### [Task brief]
Going through the material below, please gather all lines with the word "that" in them.

### [Supplied records]

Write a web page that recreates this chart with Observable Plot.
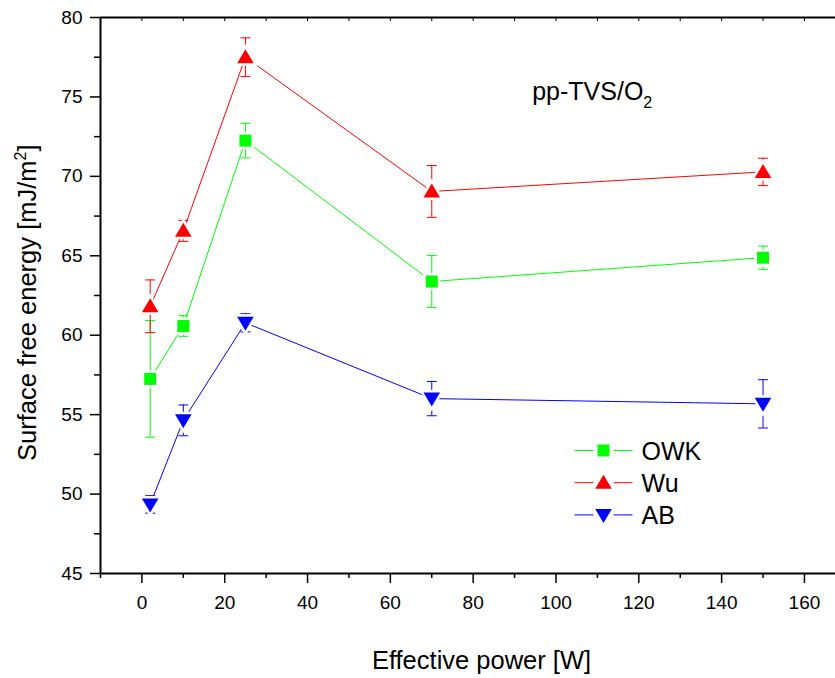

==

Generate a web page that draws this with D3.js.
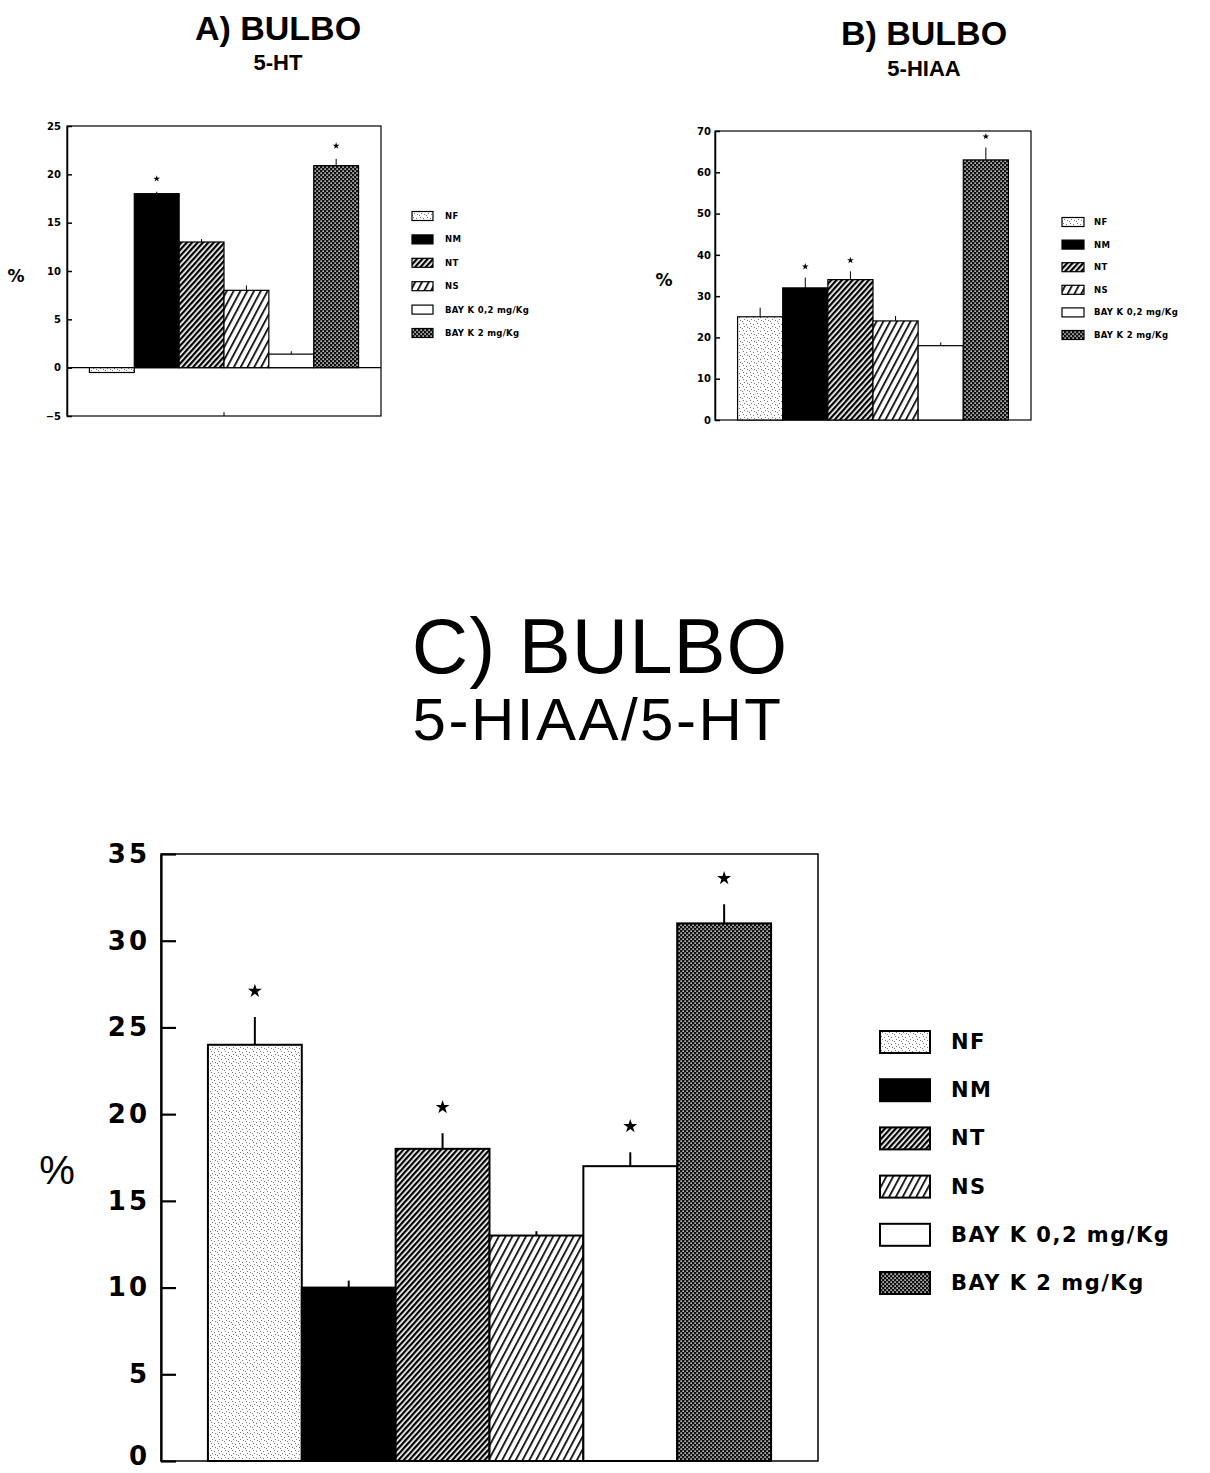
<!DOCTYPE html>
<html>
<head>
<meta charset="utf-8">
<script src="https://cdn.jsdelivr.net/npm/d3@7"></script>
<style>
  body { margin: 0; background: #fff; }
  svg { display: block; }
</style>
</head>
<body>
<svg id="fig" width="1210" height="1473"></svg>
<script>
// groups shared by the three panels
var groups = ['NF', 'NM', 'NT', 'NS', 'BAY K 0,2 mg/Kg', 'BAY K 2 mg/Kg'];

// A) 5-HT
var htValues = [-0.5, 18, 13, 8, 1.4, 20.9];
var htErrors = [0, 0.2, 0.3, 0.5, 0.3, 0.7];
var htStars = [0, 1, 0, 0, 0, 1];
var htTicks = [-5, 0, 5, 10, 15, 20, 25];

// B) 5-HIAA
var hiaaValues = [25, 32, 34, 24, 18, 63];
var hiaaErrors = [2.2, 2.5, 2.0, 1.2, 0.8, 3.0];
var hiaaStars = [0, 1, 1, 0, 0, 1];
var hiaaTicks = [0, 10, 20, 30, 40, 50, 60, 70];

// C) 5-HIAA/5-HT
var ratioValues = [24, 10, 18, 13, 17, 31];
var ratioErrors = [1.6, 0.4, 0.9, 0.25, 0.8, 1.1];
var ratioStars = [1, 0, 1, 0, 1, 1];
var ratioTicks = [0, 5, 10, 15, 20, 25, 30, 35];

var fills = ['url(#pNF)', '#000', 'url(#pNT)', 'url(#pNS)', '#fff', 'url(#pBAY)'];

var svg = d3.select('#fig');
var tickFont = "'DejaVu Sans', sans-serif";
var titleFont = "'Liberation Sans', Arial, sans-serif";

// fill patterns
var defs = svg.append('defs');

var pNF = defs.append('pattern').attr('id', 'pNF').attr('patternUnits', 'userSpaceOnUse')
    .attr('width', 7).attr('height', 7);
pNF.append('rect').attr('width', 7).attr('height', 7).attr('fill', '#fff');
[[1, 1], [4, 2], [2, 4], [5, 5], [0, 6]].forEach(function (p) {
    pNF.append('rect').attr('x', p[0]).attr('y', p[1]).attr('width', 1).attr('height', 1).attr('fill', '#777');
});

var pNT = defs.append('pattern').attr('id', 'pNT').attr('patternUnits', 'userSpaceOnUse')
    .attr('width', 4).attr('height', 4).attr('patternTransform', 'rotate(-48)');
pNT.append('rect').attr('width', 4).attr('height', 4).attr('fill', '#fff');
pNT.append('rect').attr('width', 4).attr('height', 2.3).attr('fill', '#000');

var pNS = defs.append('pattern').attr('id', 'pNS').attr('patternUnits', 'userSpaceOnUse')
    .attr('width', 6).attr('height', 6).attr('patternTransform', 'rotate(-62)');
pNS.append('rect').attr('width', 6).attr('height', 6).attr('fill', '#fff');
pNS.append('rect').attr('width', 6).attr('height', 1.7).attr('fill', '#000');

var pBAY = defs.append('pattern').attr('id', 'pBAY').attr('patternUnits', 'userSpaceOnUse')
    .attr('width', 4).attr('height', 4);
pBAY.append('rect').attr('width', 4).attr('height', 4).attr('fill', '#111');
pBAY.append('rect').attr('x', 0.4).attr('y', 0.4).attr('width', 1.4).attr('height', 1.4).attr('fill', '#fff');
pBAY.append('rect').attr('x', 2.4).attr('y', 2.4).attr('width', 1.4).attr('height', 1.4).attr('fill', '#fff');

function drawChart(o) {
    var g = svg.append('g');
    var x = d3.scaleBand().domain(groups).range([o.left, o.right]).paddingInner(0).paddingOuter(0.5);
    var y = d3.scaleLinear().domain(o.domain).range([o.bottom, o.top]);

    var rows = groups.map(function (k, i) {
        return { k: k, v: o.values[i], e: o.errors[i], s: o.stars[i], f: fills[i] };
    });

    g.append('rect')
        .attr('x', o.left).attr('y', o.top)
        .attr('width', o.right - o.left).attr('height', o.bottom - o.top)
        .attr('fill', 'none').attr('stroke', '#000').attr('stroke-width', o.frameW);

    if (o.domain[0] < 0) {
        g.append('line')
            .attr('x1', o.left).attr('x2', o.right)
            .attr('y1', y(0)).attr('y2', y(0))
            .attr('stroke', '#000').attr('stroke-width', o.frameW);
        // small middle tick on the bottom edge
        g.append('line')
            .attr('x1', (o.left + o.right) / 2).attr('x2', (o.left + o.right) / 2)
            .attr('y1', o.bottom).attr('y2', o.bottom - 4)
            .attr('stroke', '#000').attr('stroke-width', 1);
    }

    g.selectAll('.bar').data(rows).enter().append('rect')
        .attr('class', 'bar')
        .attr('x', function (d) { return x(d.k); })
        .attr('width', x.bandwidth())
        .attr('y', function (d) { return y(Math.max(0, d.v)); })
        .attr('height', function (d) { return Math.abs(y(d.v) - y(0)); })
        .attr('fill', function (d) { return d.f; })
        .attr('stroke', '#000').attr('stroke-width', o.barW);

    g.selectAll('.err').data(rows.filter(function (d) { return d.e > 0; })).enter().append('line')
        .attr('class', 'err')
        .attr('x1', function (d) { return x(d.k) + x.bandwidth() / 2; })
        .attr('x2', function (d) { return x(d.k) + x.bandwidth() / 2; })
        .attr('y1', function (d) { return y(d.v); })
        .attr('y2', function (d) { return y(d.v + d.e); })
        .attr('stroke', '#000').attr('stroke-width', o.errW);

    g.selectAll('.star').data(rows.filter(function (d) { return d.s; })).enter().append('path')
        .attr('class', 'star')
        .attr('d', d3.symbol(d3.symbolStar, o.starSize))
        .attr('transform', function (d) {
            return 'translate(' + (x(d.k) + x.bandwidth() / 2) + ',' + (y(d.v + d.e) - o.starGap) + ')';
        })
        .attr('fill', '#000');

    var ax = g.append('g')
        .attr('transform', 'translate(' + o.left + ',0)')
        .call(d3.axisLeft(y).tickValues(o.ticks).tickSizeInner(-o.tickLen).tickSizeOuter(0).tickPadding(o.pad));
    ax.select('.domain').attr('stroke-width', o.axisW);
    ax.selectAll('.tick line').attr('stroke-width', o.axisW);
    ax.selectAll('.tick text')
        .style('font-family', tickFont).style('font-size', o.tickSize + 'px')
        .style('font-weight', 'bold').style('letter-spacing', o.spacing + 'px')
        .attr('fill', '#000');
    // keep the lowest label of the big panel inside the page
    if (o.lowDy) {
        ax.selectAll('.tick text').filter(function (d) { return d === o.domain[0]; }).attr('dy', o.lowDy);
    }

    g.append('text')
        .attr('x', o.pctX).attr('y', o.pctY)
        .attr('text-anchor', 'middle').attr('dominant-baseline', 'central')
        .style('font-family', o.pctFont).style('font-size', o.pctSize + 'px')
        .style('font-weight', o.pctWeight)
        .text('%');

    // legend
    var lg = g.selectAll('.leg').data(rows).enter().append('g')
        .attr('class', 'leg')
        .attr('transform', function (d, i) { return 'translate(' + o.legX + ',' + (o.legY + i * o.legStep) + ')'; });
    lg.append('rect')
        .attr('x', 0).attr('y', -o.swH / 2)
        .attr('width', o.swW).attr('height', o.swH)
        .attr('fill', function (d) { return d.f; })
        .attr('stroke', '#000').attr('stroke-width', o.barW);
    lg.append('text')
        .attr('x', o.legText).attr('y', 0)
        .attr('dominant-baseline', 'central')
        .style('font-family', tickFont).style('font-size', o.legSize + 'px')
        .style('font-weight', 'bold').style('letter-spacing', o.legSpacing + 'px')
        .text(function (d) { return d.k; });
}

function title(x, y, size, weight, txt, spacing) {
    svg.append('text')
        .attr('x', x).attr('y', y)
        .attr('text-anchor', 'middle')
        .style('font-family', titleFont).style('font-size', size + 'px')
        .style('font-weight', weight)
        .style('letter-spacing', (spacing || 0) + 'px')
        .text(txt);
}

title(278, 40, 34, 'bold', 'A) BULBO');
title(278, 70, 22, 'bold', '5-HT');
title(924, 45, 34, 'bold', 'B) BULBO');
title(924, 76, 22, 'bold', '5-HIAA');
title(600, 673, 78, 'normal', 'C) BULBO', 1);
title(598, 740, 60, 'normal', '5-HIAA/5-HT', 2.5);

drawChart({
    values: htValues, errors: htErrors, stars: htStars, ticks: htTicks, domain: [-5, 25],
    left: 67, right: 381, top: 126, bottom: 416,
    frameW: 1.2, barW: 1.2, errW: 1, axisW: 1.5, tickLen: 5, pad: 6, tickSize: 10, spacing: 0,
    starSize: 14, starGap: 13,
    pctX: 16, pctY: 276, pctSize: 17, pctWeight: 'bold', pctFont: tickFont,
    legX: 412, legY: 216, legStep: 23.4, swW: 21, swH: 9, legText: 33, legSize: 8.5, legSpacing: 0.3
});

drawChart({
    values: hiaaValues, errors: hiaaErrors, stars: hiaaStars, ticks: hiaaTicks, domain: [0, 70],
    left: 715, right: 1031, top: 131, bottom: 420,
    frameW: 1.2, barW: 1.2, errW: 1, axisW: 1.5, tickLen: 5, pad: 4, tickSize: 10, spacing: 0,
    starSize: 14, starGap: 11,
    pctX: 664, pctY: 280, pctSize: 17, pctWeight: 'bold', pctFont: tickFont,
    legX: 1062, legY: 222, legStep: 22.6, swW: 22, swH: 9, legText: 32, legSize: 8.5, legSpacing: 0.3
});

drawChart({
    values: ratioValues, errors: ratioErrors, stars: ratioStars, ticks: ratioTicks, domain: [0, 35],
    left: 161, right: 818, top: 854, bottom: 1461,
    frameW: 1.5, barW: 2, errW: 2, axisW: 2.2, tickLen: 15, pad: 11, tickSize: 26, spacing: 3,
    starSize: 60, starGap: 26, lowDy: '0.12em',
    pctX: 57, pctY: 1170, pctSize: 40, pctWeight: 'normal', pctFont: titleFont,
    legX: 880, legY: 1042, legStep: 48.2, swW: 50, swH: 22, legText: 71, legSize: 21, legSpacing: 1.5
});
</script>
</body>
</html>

### [Reply]
Write a web page that recreates this chart with Observable Plot.
Generate a web page that draws this with D3.js.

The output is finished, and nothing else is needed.